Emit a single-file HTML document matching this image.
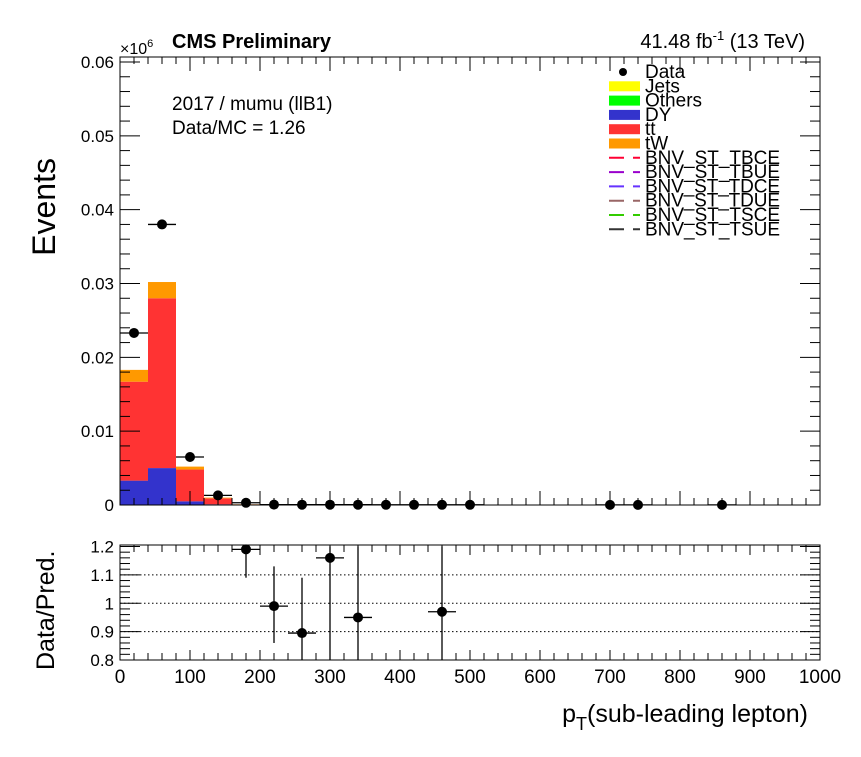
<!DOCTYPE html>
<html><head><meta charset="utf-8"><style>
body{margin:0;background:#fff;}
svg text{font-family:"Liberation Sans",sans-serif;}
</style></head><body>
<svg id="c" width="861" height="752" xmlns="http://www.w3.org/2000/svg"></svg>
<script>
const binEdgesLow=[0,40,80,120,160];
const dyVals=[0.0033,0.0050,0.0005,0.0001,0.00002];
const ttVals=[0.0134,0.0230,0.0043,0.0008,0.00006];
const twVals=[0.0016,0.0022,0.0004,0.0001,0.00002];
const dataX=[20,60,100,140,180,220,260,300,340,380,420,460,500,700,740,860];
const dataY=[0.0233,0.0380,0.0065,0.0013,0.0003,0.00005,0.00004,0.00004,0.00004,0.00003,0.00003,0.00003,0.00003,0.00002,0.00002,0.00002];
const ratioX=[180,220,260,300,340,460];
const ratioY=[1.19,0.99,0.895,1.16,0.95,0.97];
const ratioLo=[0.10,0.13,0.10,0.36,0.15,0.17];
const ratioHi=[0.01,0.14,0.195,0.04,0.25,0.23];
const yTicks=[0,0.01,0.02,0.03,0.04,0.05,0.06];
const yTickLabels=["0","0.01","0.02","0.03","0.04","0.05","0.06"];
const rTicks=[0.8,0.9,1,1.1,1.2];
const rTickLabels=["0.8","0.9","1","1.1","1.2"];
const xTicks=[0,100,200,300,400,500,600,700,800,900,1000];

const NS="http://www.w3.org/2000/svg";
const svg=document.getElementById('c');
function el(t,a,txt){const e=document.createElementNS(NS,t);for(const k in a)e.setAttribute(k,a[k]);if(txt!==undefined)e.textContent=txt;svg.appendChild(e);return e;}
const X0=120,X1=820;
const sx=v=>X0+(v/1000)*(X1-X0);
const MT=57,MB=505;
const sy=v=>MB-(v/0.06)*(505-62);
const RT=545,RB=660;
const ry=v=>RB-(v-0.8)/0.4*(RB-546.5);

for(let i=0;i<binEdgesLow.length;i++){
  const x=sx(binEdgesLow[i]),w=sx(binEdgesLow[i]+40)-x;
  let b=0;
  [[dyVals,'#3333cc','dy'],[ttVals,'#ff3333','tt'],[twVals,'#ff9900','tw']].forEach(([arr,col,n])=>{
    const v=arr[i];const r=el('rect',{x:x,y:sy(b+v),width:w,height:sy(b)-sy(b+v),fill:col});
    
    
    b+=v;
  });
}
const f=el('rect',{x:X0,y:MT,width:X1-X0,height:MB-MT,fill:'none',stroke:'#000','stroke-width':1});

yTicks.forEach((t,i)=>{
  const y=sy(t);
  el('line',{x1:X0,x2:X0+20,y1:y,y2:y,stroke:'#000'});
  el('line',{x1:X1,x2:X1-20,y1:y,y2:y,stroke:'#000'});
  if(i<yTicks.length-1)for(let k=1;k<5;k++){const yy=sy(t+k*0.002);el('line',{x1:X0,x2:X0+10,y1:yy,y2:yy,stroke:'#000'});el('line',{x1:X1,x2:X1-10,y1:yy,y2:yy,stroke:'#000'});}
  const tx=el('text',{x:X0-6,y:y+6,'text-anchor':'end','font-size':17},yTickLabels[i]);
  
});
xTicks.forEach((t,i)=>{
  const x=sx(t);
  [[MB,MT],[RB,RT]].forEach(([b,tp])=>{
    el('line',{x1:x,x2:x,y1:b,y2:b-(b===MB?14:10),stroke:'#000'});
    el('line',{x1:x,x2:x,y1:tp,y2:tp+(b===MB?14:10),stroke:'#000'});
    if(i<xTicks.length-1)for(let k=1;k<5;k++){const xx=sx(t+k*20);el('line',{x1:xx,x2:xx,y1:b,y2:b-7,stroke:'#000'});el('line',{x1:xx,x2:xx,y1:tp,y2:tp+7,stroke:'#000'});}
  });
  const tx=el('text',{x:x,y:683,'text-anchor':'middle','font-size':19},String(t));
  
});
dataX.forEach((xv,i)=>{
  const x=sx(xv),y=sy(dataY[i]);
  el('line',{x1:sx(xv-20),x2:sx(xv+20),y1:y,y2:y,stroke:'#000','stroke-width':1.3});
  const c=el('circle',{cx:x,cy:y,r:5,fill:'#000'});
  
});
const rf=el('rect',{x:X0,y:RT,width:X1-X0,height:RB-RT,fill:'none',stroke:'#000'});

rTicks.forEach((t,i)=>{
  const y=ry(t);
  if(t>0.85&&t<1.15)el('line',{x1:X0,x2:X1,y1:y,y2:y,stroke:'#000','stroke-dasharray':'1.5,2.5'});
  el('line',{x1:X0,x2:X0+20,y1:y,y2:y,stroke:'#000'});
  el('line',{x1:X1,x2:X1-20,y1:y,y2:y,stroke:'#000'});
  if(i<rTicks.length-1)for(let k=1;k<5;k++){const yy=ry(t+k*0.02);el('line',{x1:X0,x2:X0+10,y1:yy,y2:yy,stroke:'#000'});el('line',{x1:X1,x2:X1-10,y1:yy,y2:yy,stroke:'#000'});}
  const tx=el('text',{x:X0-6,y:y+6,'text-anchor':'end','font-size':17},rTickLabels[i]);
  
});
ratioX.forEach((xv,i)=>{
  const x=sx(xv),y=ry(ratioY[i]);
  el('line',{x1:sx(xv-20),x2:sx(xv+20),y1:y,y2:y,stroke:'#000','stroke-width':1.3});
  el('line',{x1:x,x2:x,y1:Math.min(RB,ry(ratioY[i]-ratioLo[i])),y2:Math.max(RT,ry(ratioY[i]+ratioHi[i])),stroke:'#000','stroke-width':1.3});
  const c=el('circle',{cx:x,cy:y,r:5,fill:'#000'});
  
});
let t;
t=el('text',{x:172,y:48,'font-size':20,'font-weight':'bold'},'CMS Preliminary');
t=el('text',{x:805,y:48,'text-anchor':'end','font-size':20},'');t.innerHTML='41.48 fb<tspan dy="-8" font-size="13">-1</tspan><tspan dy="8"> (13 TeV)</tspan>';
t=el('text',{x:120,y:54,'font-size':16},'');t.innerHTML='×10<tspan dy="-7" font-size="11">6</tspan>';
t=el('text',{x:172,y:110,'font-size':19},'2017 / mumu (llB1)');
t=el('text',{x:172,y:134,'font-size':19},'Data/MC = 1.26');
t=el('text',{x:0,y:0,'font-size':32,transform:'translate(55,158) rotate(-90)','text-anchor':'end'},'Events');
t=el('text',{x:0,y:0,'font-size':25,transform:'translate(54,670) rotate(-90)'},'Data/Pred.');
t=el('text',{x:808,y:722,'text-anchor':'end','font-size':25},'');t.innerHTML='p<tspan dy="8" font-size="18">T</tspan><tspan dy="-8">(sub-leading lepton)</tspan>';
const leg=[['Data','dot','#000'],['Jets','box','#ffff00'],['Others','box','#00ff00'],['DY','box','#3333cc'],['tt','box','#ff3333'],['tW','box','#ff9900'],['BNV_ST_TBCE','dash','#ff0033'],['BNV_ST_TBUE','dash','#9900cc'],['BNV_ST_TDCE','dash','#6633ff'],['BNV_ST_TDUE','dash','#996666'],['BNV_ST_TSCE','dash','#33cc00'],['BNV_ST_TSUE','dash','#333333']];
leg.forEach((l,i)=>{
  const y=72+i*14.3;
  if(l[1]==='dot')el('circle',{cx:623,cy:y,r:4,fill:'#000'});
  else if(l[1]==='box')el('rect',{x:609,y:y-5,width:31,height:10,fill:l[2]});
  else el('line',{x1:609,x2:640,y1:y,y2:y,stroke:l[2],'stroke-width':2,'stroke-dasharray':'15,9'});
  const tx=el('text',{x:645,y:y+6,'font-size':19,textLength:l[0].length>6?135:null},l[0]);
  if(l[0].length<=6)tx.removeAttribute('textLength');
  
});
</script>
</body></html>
══════
Stated task: Reproduce exactly the run of lines that opens the listing and closes with the line holding "const ry=v=>RB-(v-0.8)/0.4*(RB-546.5);". Pictures are excluded.

Answer to the problem:
Emit a single-file HTML document matching this image.
<!DOCTYPE html>
<html><head><meta charset="utf-8"><style>
body{margin:0;background:#fff;}
svg text{font-family:"Liberation Sans",sans-serif;}
</style></head><body>
<svg id="c" width="861" height="752" xmlns="http://www.w3.org/2000/svg"></svg>
<script>
const binEdgesLow=[0,40,80,120,160];
const dyVals=[0.0033,0.0050,0.0005,0.0001,0.00002];
const ttVals=[0.0134,0.0230,0.0043,0.0008,0.00006];
const twVals=[0.0016,0.0022,0.0004,0.0001,0.00002];
const dataX=[20,60,100,140,180,220,260,300,340,380,420,460,500,700,740,860];
const dataY=[0.0233,0.0380,0.0065,0.0013,0.0003,0.00005,0.00004,0.00004,0.00004,0.00003,0.00003,0.00003,0.00003,0.00002,0.00002,0.00002];
const ratioX=[180,220,260,300,340,460];
const ratioY=[1.19,0.99,0.895,1.16,0.95,0.97];
const ratioLo=[0.10,0.13,0.10,0.36,0.15,0.17];
const ratioHi=[0.01,0.14,0.195,0.04,0.25,0.23];
const yTicks=[0,0.01,0.02,0.03,0.04,0.05,0.06];
const yTickLabels=["0","0.01","0.02","0.03","0.04","0.05","0.06"];
const rTicks=[0.8,0.9,1,1.1,1.2];
const rTickLabels=["0.8","0.9","1","1.1","1.2"];
const xTicks=[0,100,200,300,400,500,600,700,800,900,1000];

const NS="http://www.w3.org/2000/svg";
const svg=document.getElementById('c');
function el(t,a,txt){const e=document.createElementNS(NS,t);for(const k in a)e.setAttribute(k,a[k]);if(txt!==undefined)e.textContent=txt;svg.appendChild(e);return e;}
const X0=120,X1=820;
const sx=v=>X0+(v/1000)*(X1-X0);
const MT=57,MB=505;
const sy=v=>MB-(v/0.06)*(505-62);
const RT=545,RB=660;
const ry=v=>RB-(v-0.8)/0.4*(RB-546.5);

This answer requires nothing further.